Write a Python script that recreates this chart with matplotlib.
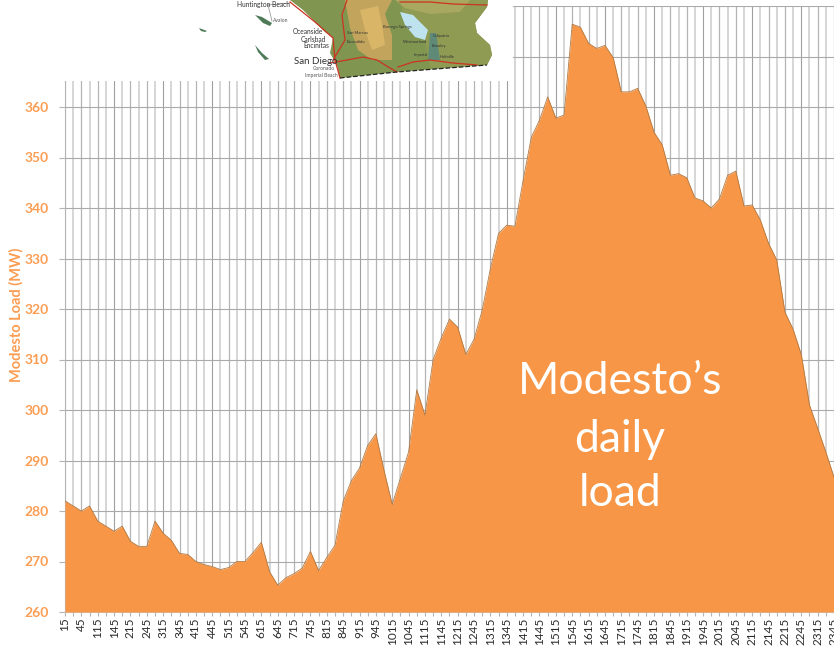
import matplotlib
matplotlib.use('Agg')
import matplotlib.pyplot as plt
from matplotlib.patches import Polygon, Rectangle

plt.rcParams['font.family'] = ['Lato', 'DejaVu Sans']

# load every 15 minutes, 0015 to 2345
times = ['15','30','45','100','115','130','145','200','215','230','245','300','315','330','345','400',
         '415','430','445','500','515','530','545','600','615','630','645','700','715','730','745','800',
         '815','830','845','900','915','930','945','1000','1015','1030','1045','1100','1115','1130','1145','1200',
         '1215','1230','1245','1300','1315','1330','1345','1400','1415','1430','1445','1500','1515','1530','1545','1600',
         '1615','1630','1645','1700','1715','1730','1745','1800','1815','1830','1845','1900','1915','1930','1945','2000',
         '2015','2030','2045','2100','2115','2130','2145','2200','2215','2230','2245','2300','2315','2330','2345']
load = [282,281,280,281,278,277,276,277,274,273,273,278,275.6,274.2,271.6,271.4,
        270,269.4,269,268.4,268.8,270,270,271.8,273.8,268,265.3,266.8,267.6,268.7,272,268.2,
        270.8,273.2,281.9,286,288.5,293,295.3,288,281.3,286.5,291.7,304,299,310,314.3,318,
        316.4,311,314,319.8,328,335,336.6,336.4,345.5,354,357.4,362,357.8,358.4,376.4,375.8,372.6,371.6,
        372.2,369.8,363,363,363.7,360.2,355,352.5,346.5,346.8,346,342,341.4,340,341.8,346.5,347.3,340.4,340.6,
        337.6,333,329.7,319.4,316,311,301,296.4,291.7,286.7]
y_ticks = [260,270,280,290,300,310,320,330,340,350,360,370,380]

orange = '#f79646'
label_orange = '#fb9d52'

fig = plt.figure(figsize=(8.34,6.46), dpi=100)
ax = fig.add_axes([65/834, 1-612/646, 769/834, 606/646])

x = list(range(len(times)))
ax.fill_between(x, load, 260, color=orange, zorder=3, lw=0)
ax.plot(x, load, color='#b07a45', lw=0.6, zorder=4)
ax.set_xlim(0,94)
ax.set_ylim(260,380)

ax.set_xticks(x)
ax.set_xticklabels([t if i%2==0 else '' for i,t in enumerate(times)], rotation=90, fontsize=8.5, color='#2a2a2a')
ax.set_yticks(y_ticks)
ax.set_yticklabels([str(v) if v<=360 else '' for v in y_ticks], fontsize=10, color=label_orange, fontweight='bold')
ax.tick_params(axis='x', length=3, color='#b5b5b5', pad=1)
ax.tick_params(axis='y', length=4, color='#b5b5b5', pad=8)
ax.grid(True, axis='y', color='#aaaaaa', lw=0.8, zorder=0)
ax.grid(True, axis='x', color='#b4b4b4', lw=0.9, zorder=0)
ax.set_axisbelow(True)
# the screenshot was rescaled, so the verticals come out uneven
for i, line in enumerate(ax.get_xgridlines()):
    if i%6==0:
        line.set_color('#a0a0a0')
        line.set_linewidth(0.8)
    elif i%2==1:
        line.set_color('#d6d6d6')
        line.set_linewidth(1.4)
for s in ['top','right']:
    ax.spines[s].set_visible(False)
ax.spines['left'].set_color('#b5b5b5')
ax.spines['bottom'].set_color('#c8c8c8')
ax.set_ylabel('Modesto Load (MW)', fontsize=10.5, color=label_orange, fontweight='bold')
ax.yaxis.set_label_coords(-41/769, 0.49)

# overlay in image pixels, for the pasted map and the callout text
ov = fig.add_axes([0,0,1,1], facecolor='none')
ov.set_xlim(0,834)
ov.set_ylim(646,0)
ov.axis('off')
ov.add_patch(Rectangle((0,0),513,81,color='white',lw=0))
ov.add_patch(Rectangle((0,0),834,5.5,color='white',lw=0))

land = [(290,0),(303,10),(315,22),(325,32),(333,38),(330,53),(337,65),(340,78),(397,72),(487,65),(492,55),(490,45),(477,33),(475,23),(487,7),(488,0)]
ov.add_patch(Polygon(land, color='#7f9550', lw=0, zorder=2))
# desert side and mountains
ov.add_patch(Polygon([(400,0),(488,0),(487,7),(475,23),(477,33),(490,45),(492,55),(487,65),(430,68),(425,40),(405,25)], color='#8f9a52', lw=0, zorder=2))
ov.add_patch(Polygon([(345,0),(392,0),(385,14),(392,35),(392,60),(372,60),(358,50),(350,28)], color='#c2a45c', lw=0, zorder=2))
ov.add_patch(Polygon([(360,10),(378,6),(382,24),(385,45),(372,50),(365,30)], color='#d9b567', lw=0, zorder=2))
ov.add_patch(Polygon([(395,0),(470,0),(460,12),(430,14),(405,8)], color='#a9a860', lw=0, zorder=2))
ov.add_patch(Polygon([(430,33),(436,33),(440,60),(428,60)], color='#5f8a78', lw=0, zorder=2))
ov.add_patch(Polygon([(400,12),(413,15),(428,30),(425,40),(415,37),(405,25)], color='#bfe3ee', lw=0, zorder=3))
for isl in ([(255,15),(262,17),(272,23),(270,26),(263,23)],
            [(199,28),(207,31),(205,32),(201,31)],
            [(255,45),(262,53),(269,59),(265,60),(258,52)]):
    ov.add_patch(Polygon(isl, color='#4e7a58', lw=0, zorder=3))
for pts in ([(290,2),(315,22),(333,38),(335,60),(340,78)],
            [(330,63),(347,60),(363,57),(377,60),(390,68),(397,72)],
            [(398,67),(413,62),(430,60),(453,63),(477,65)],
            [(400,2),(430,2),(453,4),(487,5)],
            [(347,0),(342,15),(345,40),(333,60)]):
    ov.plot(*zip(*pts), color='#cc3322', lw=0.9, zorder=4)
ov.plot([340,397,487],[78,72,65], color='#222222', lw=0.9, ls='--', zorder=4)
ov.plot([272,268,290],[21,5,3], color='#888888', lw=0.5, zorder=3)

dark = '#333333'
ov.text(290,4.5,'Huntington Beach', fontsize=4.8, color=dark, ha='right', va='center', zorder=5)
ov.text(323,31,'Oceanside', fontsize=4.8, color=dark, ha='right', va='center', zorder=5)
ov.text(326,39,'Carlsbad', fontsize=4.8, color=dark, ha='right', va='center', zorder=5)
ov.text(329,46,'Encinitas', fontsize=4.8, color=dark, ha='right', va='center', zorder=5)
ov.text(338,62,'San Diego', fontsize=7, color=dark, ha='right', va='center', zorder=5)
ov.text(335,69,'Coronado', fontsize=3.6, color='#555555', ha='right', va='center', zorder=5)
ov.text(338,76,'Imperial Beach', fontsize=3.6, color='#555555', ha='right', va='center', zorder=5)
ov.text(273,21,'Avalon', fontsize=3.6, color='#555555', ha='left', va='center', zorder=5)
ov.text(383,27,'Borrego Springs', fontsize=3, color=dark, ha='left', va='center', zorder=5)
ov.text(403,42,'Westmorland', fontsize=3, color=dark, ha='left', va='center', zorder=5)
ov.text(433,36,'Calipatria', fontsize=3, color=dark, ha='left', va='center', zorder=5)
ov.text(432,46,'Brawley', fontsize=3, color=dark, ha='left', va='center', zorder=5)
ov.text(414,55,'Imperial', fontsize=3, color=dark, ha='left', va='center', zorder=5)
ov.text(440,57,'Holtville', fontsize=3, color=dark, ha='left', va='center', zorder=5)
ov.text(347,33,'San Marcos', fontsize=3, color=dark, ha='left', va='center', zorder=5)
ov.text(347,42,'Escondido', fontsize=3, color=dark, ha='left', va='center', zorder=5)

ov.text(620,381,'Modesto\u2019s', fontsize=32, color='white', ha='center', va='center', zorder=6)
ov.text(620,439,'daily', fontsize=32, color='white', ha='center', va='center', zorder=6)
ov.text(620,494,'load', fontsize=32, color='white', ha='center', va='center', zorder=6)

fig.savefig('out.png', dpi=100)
++++
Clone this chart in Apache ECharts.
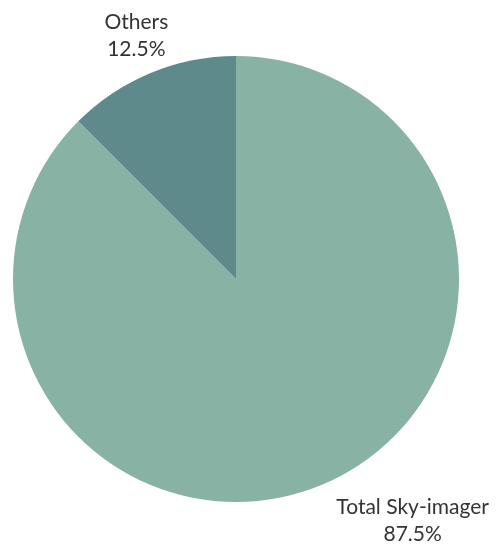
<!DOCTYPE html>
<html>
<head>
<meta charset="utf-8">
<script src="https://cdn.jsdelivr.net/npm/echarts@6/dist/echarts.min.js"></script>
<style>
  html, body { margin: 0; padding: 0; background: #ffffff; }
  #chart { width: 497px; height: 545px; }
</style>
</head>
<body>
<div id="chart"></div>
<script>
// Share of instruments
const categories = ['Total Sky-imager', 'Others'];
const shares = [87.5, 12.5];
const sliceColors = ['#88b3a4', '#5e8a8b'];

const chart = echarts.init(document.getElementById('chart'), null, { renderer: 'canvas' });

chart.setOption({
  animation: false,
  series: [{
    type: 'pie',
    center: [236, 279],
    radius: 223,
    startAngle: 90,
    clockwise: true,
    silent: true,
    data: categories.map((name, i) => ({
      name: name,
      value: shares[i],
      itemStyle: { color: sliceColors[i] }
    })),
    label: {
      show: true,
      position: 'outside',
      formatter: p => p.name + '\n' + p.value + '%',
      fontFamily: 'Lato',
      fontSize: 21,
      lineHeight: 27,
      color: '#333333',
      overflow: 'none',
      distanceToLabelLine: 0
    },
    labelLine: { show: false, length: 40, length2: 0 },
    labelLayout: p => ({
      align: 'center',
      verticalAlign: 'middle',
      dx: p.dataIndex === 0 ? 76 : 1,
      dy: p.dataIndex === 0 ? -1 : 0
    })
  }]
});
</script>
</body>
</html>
++++
Objective – Retype, word for word, only the lines from the one containing "Write a Python" through the one containing "ax.set_ylim(260,380)", both included, and leave out any pictures.

Solution to this problem –
Write a Python script that recreates this chart with matplotlib.
import matplotlib
matplotlib.use('Agg')
import matplotlib.pyplot as plt
from matplotlib.patches import Polygon, Rectangle

plt.rcParams['font.family'] = ['Lato', 'DejaVu Sans']

# load every 15 minutes, 0015 to 2345
times = ['15','30','45','100','115','130','145','200','215','230','245','300','315','330','345','400',
         '415','430','445','500','515','530','545','600','615','630','645','700','715','730','745','800',
         '815','830','845','900','915','930','945','1000','1015','1030','1045','1100','1115','1130','1145','1200',
         '1215','1230','1245','1300','1315','1330','1345','1400','1415','1430','1445','1500','1515','1530','1545','1600',
         '1615','1630','1645','1700','1715','1730','1745','1800','1815','1830','1845','1900','1915','1930','1945','2000',
         '2015','2030','2045','2100','2115','2130','2145','2200','2215','2230','2245','2300','2315','2330','2345']
load = [282,281,280,281,278,277,276,277,274,273,273,278,275.6,274.2,271.6,271.4,
        270,269.4,269,268.4,268.8,270,270,271.8,273.8,268,265.3,266.8,267.6,268.7,272,268.2,
        270.8,273.2,281.9,286,288.5,293,295.3,288,281.3,286.5,291.7,304,299,310,314.3,318,
        316.4,311,314,319.8,328,335,336.6,336.4,345.5,354,357.4,362,357.8,358.4,376.4,375.8,372.6,371.6,
        372.2,369.8,363,363,363.7,360.2,355,352.5,346.5,346.8,346,342,341.4,340,341.8,346.5,347.3,340.4,340.6,
        337.6,333,329.7,319.4,316,311,301,296.4,291.7,286.7]
y_ticks = [260,270,280,290,300,310,320,330,340,350,360,370,380]

orange = '#f79646'
label_orange = '#fb9d52'

fig = plt.figure(figsize=(8.34,6.46), dpi=100)
ax = fig.add_axes([65/834, 1-612/646, 769/834, 606/646])

x = list(range(len(times)))
ax.fill_between(x, load, 260, color=orange, zorder=3, lw=0)
ax.plot(x, load, color='#b07a45', lw=0.6, zorder=4)
ax.set_xlim(0,94)
ax.set_ylim(260,380)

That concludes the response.